Taiwanese artist Wang Chung-Kun probes the physical and philosophical depths of sound.
Art Radar investigates the artist’s intriguing music-making machines and philosophy of anonymity on the occasion of his solo exhibition at Project Fulfill Art Space in Taipei.
Marking a decade since the Taiwanese artist embarked on his artistic career, “Making Sound – Wang Chung-Kun Solo Exhibition” (until 27 February 2016) spotlights Wang’s recent sound machines as well as a new interactive sound installation.
Sound as existential possibility
For Wang Chung-Kun (b. 1982), sound is not just a sensory modality but an intrinsic component of value and identity. His graduation work, a kinetic sculpture entitled wood-fish (2005), explores how sound imbues life in an otherwise cold and inorganic structure. Wang’s artist statement for the piece, as translated by Art Radar, reads:
Machines give people an ice-cold feeling. In the artist’s eyes, however, machines can have a life of their own. A whole new life can be born from the combination of different contrasting materials and mediums. […] The intervention of sound, in particular, increases an artwork’s existential value and potential.
Since wood-fish, Wang’s enduring devotion to kinetic sculpture (or, as he terms it, “complicated musical instruments”) has resulted in a mesmerising body of work. Quietly stirring and whirring, clicking and humming, the complex automated machines exude a mysterious yet cheerfully spirited sensuality. As his artist biography on Project Fulfill Art Space’s website states, Wang’s various forms of machinery
have consistently maintained an intriguing purity and peculiar sense of beauty. […] Sound-making, switching on and off, exhaling, spinning or twinkling […] they have their own rhythm variation, as if they have a life of their own.
The beauty of automation
Wang’s love for his craft is evident in his creations. His increasingly sophisticated kinetic sculptures retain a zen-like visual elegance, emanating the charm of old-fashioned quality woodwork.
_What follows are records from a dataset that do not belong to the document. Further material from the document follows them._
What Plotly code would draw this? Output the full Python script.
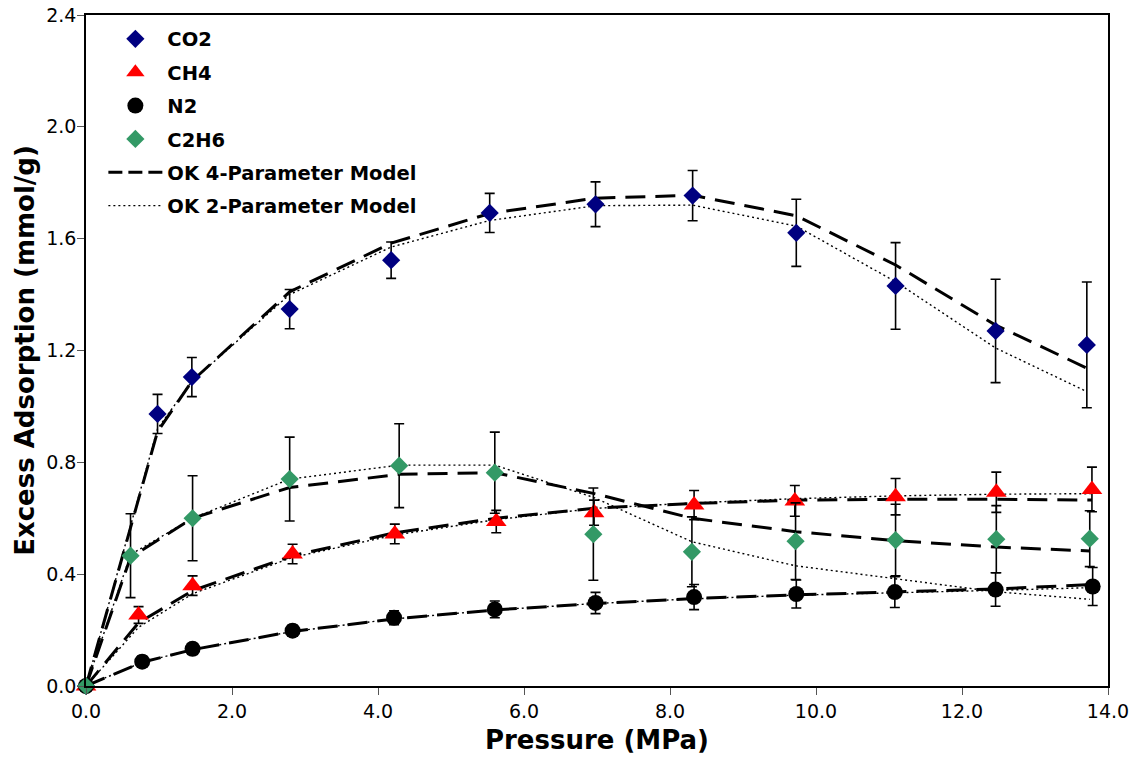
import plotly.graph_objects as go

# Pressure (MPa), excess adsorption (mmol/g), error and model fits per gas
CO2_P = [0.0, 0.98, 1.45, 2.79, 4.18, 5.53, 6.98, 8.31, 9.73, 11.09, 12.46, 13.71]
CO2_Q = [0.0, 0.973, 1.105, 1.348, 1.523, 1.692, 1.723, 1.754, 1.621, 1.431, 1.270, 1.220]
CO2_ERR = [0.0, 0.07, 0.07, 0.07, 0.065, 0.07, 0.08, 0.09, 0.12, 0.155, 0.185, 0.225]
CO2_4P = [0.0, 0.91, 1.09, 1.41, 1.584, 1.69, 1.745, 1.755, 1.682, 1.506, 1.291, 1.137]
CO2_2P = [0.0, 0.92, 1.09, 1.40, 1.57, 1.665, 1.718, 1.72, 1.645, 1.446, 1.209, 1.053]

CH4_P = [0.0, 0.72, 1.46, 2.83, 4.23, 5.62, 6.96, 8.33, 9.71, 11.09, 12.47, 13.78]
CH4_Q = [0.0, 0.254, 0.359, 0.472, 0.544, 0.588, 0.62, 0.647, 0.662, 0.677, 0.693, 0.703]
CH4_ERR = [0.0, 0.03, 0.035, 0.035, 0.035, 0.04, 0.045, 0.052, 0.055, 0.065, 0.072, 0.08]
CH4_4P = [0.0, 0.226, 0.341, 0.466, 0.548, 0.60, 0.636, 0.653, 0.665, 0.668, 0.668, 0.665]
CH4_2P = [0.0, 0.21, 0.33, 0.46, 0.54, 0.595, 0.635, 0.655, 0.67, 0.68, 0.686, 0.688]

N2_P = [0.0, 0.77, 1.46, 2.83, 4.22, 5.60, 6.98, 8.33, 9.73, 11.08, 12.46, 13.79]
N2_Q = [0.0, 0.087, 0.133, 0.198, 0.244, 0.274, 0.297, 0.318, 0.329, 0.336, 0.345, 0.356]
N2_ERR = [0.0, 0.02, 0.02, 0.02, 0.025, 0.03, 0.038, 0.045, 0.05, 0.055, 0.06, 0.068]
N2_4P = [0.0, 0.085, 0.13, 0.195, 0.24, 0.272, 0.295, 0.313, 0.326, 0.336, 0.347, 0.363]
N2_2P = [0.0, 0.085, 0.13, 0.195, 0.24, 0.272, 0.295, 0.312, 0.325, 0.333, 0.342, 0.352]

C2H6_P = [0.0, 0.61, 1.46, 2.79, 4.29, 5.60, 6.95, 8.30, 9.72, 11.09, 12.47, 13.75]
C2H6_Q = [0.0, 0.466, 0.60, 0.74, 0.788, 0.763, 0.543, 0.48, 0.518, 0.522, 0.525, 0.527]
C2H6_ERR = [0.0, 0.15, 0.152, 0.15, 0.15, 0.145, 0.165, 0.125, 0.137, 0.128, 0.12, 0.10]
C2H6_4P = [0.0, 0.46, 0.60, 0.71, 0.757, 0.763, 0.689, 0.60, 0.552, 0.52, 0.497, 0.483]
C2H6_2P = [0.0, 0.47, 0.60, 0.74, 0.79, 0.79, 0.675, 0.516, 0.43, 0.385, 0.337, 0.31]

X_TICKS = [0, 2, 4, 6, 8, 10, 12, 14]
Y_TICKS = [0.0, 0.4, 0.8, 1.2, 1.6, 2.0, 2.4]

FONT = "DejaVu Sans, Verdana, sans-serif"
DASH4 = "20px,10px"
DOT2 = "2px,3px"

fig = go.Figure()

# Model fit curves
fits = [(CO2_P, CO2_4P, CO2_2P), (CH4_P, CH4_4P, CH4_2P),
        (N2_P, N2_4P, N2_2P), (C2H6_P, C2H6_4P, C2H6_2P)]
for p, m4, m2 in fits:
    fig.add_trace(go.Scatter(x=p, y=m2, mode="lines", showlegend=False,
                             line=dict(color="black", width=1.4, dash=DOT2),
                             hoverinfo="skip"))
    fig.add_trace(go.Scatter(x=p, y=m4, mode="lines", showlegend=False,
                             line=dict(color="black", width=3, dash=DASH4),
                             hoverinfo="skip"))

# Measured data with error bars
series = [
    ("CO2", CO2_P, CO2_Q, CO2_ERR, "diamond", "#000080", 14),
    ("CH4", CH4_P, CH4_Q, CH4_ERR, "triangle-up", "#FF0000", 18),
    ("N2", N2_P, N2_Q, N2_ERR, "circle", "black", 16),
    ("C2H6", C2H6_P, C2H6_Q, C2H6_ERR, "diamond", "#339966", 14),
]
for i, (name, p, q, e, sym, col, sz) in enumerate(series):
    fig.add_trace(go.Scatter(
        x=p, y=q, name=name, mode="markers", cliponaxis=False,
        legendgroup=f"g{i}",
        marker=dict(symbol=sym, color=col, size=sz, line=dict(width=0)),
        error_y=dict(type="data", array=e, visible=True, color="black",
                     thickness=1.6, width=5),
    ))

# Legend entries for the model curves
fig.add_trace(go.Scatter(x=[None], y=[None], mode="lines", name="OK 4-Parameter Model",
                         legendgroup="g4",
                         line=dict(color="black", width=3, dash="14px,6px")))
fig.add_trace(go.Scatter(x=[None], y=[None], mode="lines", name="OK 2-Parameter Model",
                         legendgroup="g5",
                         line=dict(color="black", width=1.4, dash=DOT2)))

axis_common = dict(
    showline=True, linecolor="black", linewidth=1.5, mirror=True,
    ticks="outside", ticklen=7, tickwidth=1, tickcolor="#555555",
    showgrid=False, zeroline=False, automargin=False,
    tickfont=dict(family=FONT, size=19, color="black"),
)

fig.update_layout(
    width=1142, height=763,
    margin=dict(l=86, r=34, t=15, b=77),
    paper_bgcolor="white", plot_bgcolor="white",
    font=dict(family=FONT, color="black"),
    xaxis=dict(range=[0, 14], tickvals=X_TICKS,
               ticktext=[f"{v:.1f}" for v in X_TICKS],
               title=dict(text="Pressure (MPa)", standoff=10,
                          font=dict(family=FONT, size=26, weight="bold")),
               **axis_common),
    yaxis=dict(range=[0, 2.4], tickvals=Y_TICKS,
               ticktext=[f"{v:.1f}" for v in Y_TICKS],
               ticklabelstandoff=-3,
               title=dict(text="Excess Adsorption (mmol/g)", standoff=4,
                          font=dict(family=FONT, size=26, weight="bold")),
               **axis_common),
    legend=dict(x=0.017, y=0.993, xanchor="left", yanchor="top",
                bgcolor="rgba(255,255,255,0)", borderwidth=0,
                traceorder="grouped", tracegroupgap=5,
                font=dict(family=FONT, size=19.5, weight="bold", color="black"),
                itemwidth=54),
    showlegend=True,
)

fig.write_html("out.html")
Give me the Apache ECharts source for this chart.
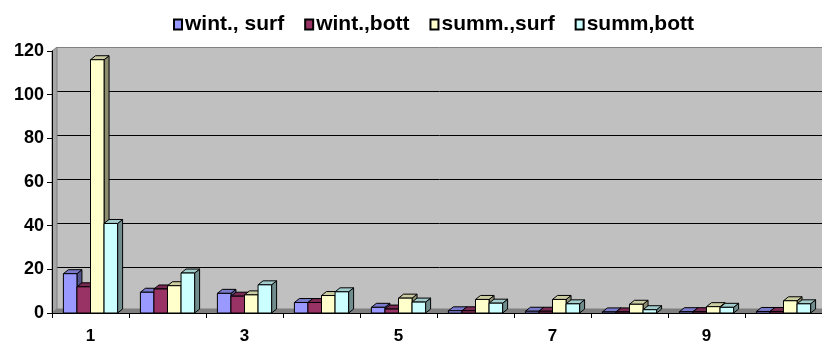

The true allure, however, comes from the machines’ uncanny and gently whimsical automated movements, whose rhythms and directions are initiated and dictated solely by fate. The exhibition press release describes it thus:
Wang’s artworks are usually designed to produce sound either by the viewers’ engagement or by the auto-run programs. They offer us unique experiences of sound in a mesmerizing manner. Besides, these sound artworks can be transformed into musical instruments for live performances through different digital changeover procedures.
Wang’s sound.of.suitcase series, which began in 2011 and debuted at Art Basel Hong Kong in 2014, enthralled fairgoers on first viewing and is much sought after by collectors. Inspired by vintage portable sound devices and box-type instruments, the elegant devices interact and respond to viewers as if with individual minds of their own. The press release explains:
Employing his ingenious techniques and shrewd aesthetic judgement, the artist repurposed traditional instruments such as wood fishes, pipe organs, and gramophones into aesthetically pleasing sound sculptures or installations. The infrared sensors attached to the wooden boxes capture the viewers’ motion, thereby putting the in-box instruments into operation and producing all sorts of noise and sound.
Death of the composer
In one iteration of the sound.of.suitcase series, the machine concludes its performance and, after a charismatic pause, snaps its lid shut on its own accord. As Sheryl Cheung observed in LEAP in 2013, Wang’s objective and anonymous machines explore “classical questions of originality and authorship in music culture”:
Wang’s interest in soundscape does not lie in manipulating sound as environment, but in conducting a visual study of electronic music writing. […] The lack of human touch during the writing process subordinates the role of authorship […].
Sound Wall, the new large-scale interactive installation on show at Project Fulfill Art Space, is an elaborate manifestation of the themes of anonymity and authorship. Combining and developing motifs from older works, Sound Wall reproduces the process of electronic sound production with configured devices that utilise the laws of permutation. Anonymous and universal, Wang’s aural aesthetic discards subjective production so as to encourage viewers to listen to the world.